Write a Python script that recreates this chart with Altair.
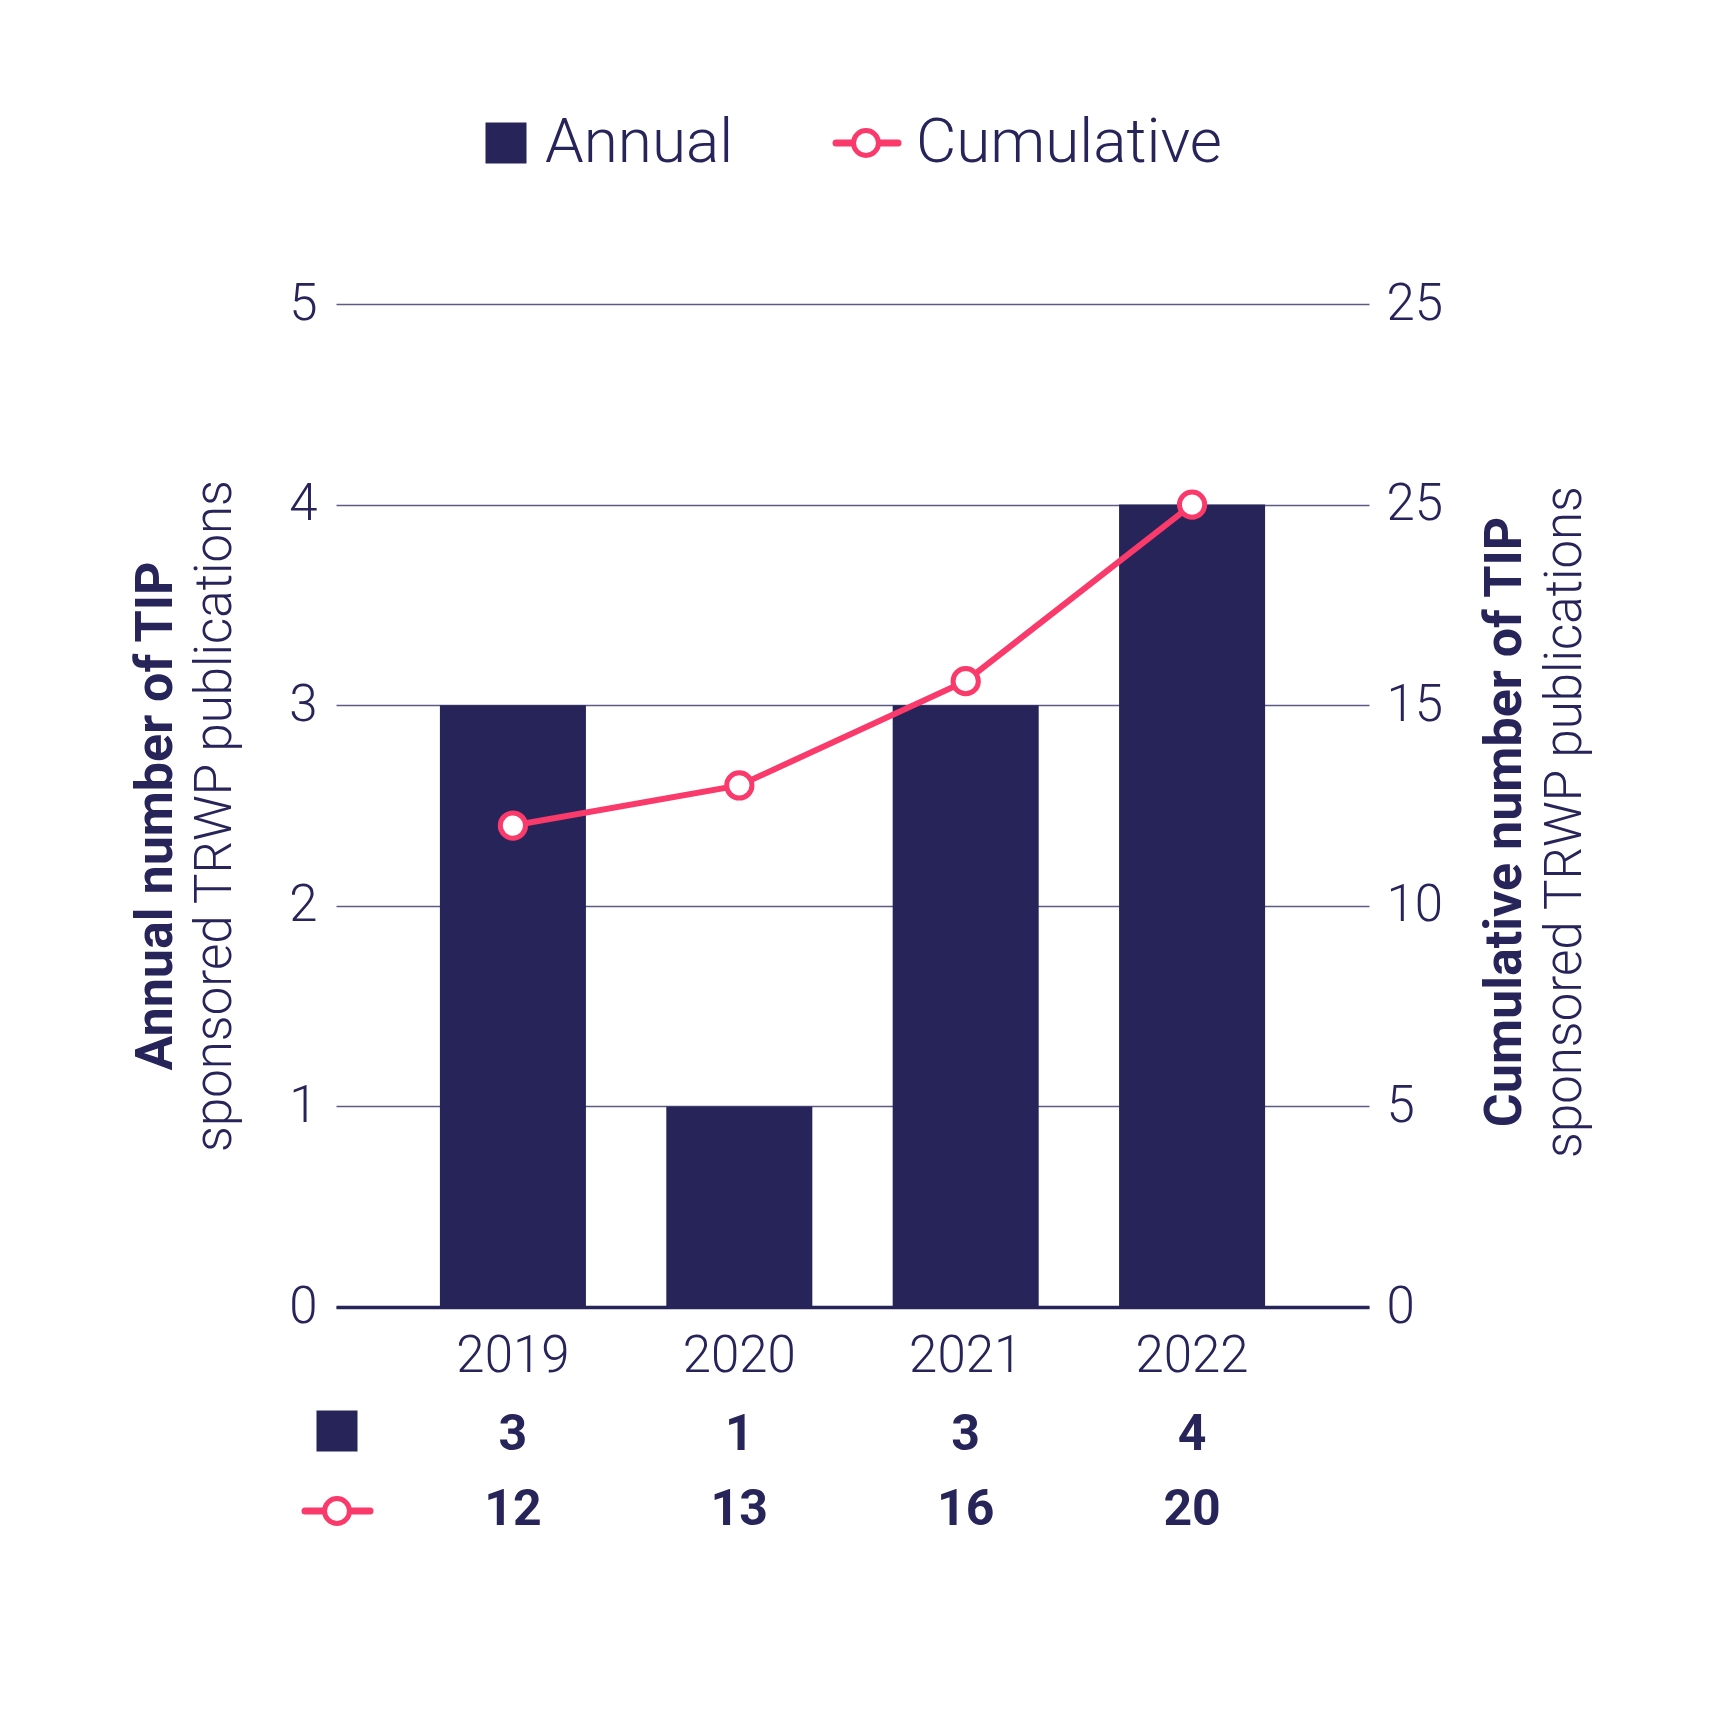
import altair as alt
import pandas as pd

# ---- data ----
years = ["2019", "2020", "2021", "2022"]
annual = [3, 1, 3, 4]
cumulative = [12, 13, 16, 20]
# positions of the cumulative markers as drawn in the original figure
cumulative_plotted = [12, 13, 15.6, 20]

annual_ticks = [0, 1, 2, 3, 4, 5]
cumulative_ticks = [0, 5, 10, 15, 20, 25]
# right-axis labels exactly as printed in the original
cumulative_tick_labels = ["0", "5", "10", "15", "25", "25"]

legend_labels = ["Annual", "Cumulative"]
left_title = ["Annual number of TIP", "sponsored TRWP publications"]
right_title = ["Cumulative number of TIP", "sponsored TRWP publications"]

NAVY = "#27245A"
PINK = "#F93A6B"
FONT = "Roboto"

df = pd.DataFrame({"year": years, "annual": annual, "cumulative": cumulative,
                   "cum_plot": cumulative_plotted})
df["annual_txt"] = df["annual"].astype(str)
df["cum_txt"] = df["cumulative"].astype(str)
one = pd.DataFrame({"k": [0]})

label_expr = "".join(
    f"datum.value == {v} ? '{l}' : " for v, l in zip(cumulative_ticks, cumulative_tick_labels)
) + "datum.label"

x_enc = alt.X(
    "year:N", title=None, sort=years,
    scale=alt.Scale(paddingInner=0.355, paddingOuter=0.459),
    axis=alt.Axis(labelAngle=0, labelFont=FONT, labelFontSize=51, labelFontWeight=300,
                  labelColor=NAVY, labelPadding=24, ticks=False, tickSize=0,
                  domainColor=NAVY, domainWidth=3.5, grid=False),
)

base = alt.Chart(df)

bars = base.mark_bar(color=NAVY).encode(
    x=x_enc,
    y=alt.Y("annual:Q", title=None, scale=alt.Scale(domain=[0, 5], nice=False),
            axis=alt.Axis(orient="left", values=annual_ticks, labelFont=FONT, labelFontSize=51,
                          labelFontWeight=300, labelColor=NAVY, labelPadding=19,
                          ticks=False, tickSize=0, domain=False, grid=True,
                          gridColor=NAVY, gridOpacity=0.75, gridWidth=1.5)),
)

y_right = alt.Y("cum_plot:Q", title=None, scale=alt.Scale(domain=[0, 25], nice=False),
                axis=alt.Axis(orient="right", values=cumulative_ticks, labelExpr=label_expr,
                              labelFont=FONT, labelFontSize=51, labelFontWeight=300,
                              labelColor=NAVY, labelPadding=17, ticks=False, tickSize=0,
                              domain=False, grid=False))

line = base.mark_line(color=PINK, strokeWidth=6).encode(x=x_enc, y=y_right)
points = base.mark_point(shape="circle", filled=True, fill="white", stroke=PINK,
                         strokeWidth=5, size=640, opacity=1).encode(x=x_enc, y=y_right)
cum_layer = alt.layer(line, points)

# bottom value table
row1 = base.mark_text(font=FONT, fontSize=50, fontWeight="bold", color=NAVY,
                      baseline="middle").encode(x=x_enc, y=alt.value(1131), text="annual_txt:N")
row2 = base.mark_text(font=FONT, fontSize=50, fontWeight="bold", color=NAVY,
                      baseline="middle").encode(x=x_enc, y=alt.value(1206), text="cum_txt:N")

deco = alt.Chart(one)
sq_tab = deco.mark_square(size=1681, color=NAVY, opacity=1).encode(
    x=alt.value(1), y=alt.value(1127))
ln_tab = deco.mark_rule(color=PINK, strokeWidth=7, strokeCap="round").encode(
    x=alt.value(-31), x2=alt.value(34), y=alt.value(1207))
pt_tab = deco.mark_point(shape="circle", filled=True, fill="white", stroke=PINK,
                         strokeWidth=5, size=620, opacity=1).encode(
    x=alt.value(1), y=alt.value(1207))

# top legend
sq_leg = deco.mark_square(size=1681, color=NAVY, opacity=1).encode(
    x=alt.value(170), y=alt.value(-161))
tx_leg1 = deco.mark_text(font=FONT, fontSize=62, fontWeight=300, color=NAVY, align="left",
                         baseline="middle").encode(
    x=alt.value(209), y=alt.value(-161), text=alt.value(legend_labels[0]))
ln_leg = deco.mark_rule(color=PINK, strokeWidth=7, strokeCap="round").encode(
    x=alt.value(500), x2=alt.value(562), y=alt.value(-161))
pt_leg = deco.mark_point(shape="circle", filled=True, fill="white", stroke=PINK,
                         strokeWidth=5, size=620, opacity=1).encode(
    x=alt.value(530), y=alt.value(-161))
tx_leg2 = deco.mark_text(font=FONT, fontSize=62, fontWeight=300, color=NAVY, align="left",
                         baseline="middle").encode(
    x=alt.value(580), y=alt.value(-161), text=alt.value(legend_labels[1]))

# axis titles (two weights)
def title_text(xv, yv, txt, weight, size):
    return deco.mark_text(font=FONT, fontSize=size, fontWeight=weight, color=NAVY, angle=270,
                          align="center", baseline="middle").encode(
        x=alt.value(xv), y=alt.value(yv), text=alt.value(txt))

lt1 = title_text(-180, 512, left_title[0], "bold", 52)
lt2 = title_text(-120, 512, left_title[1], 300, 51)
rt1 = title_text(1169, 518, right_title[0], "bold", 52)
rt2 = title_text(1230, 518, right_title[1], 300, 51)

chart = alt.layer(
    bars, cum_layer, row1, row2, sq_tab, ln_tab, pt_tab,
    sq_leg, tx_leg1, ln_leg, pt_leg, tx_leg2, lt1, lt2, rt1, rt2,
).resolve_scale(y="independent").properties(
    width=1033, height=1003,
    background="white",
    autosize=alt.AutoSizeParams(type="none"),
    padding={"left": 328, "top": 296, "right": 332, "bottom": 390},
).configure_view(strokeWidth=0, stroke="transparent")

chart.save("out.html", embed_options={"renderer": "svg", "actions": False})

++++++++

-- SHORT TASK --
Skip the pictures, then retype every line above exactly.

-- ANSWER --
Write a Python script that recreates this chart with Altair.
import altair as alt
import pandas as pd

# ---- data ----
years = ["2019", "2020", "2021", "2022"]
annual = [3, 1, 3, 4]
cumulative = [12, 13, 16, 20]
# positions of the cumulative markers as drawn in the original figure
cumulative_plotted = [12, 13, 15.6, 20]

annual_ticks = [0, 1, 2, 3, 4, 5]
cumulative_ticks = [0, 5, 10, 15, 20, 25]
# right-axis labels exactly as printed in the original
cumulative_tick_labels = ["0", "5", "10", "15", "25", "25"]

legend_labels = ["Annual", "Cumulative"]
left_title = ["Annual number of TIP", "sponsored TRWP publications"]
right_title = ["Cumulative number of TIP", "sponsored TRWP publications"]

NAVY = "#27245A"
PINK = "#F93A6B"
FONT = "Roboto"

df = pd.DataFrame({"year": years, "annual": annual, "cumulative": cumulative,
                   "cum_plot": cumulative_plotted})
df["annual_txt"] = df["annual"].astype(str)
df["cum_txt"] = df["cumulative"].astype(str)
one = pd.DataFrame({"k": [0]})

label_expr = "".join(
    f"datum.value == {v} ? '{l}' : " for v, l in zip(cumulative_ticks, cumulative_tick_labels)
) + "datum.label"

x_enc = alt.X(
    "year:N", title=None, sort=years,
    scale=alt.Scale(paddingInner=0.355, paddingOuter=0.459),
    axis=alt.Axis(labelAngle=0, labelFont=FONT, labelFontSize=51, labelFontWeight=300,
                  labelColor=NAVY, labelPadding=24, ticks=False, tickSize=0,
                  domainColor=NAVY, domainWidth=3.5, grid=False),
)

base = alt.Chart(df)

bars = base.mark_bar(color=NAVY).encode(
    x=x_enc,
    y=alt.Y("annual:Q", title=None, scale=alt.Scale(domain=[0, 5], nice=False),
            axis=alt.Axis(orient="left", values=annual_ticks, labelFont=FONT, labelFontSize=51,
                          labelFontWeight=300, labelColor=NAVY, labelPadding=19,
                          ticks=False, tickSize=0, domain=False, grid=True,
                          gridColor=NAVY, gridOpacity=0.75, gridWidth=1.5)),
)

y_right = alt.Y("cum_plot:Q", title=None, scale=alt.Scale(domain=[0, 25], nice=False),
                axis=alt.Axis(orient="right", values=cumulative_ticks, labelExpr=label_expr,
                              labelFont=FONT, labelFontSize=51, labelFontWeight=300,
                              labelColor=NAVY, labelPadding=17, ticks=False, tickSize=0,
                              domain=False, grid=False))

line = base.mark_line(color=PINK, strokeWidth=6).encode(x=x_enc, y=y_right)
points = base.mark_point(shape="circle", filled=True, fill="white", stroke=PINK,
                         strokeWidth=5, size=640, opacity=1).encode(x=x_enc, y=y_right)
cum_layer = alt.layer(line, points)

# bottom value table
row1 = base.mark_text(font=FONT, fontSize=50, fontWeight="bold", color=NAVY,
                      baseline="middle").encode(x=x_enc, y=alt.value(1131), text="annual_txt:N")
row2 = base.mark_text(font=FONT, fontSize=50, fontWeight="bold", color=NAVY,
                      baseline="middle").encode(x=x_enc, y=alt.value(1206), text="cum_txt:N")

deco = alt.Chart(one)
sq_tab = deco.mark_square(size=1681, color=NAVY, opacity=1).encode(
    x=alt.value(1), y=alt.value(1127))
ln_tab = deco.mark_rule(color=PINK, strokeWidth=7, strokeCap="round").encode(
    x=alt.value(-31), x2=alt.value(34), y=alt.value(1207))
pt_tab = deco.mark_point(shape="circle", filled=True, fill="white", stroke=PINK,
                         strokeWidth=5, size=620, opacity=1).encode(
    x=alt.value(1), y=alt.value(1207))

# top legend
sq_leg = deco.mark_square(size=1681, color=NAVY, opacity=1).encode(
    x=alt.value(170), y=alt.value(-161))
tx_leg1 = deco.mark_text(font=FONT, fontSize=62, fontWeight=300, color=NAVY, align="left",
                         baseline="middle").encode(
    x=alt.value(209), y=alt.value(-161), text=alt.value(legend_labels[0]))
ln_leg = deco.mark_rule(color=PINK, strokeWidth=7, strokeCap="round").encode(
    x=alt.value(500), x2=alt.value(562), y=alt.value(-161))
pt_leg = deco.mark_point(shape="circle", filled=True, fill="white", stroke=PINK,
                         strokeWidth=5, size=620, opacity=1).encode(
    x=alt.value(530), y=alt.value(-161))
tx_leg2 = deco.mark_text(font=FONT, fontSize=62, fontWeight=300, color=NAVY, align="left",
                         baseline="middle").encode(
    x=alt.value(580), y=alt.value(-161), text=alt.value(legend_labels[1]))

# axis titles (two weights)
def title_text(xv, yv, txt, weight, size):
    return deco.mark_text(font=FONT, fontSize=size, fontWeight=weight, color=NAVY, angle=270,
                          align="center", baseline="middle").encode(
        x=alt.value(xv), y=alt.value(yv), text=alt.value(txt))

lt1 = title_text(-180, 512, left_title[0], "bold", 52)
lt2 = title_text(-120, 512, left_title[1], 300, 51)
rt1 = title_text(1169, 518, right_title[0], "bold", 52)
rt2 = title_text(1230, 518, right_title[1], 300, 51)

chart = alt.layer(
    bars, cum_layer, row1, row2, sq_tab, ln_tab, pt_tab,
    sq_leg, tx_leg1, ln_leg, pt_leg, tx_leg2, lt1, lt2, rt1, rt2,
).resolve_scale(y="independent").properties(
    width=1033, height=1003,
    background="white",
    autosize=alt.AutoSizeParams(type="none"),
    padding={"left": 328, "top": 296, "right": 332, "bottom": 390},
).configure_view(strokeWidth=0, stroke="transparent")

chart.save("out.html", embed_options={"renderer": "svg", "actions": False})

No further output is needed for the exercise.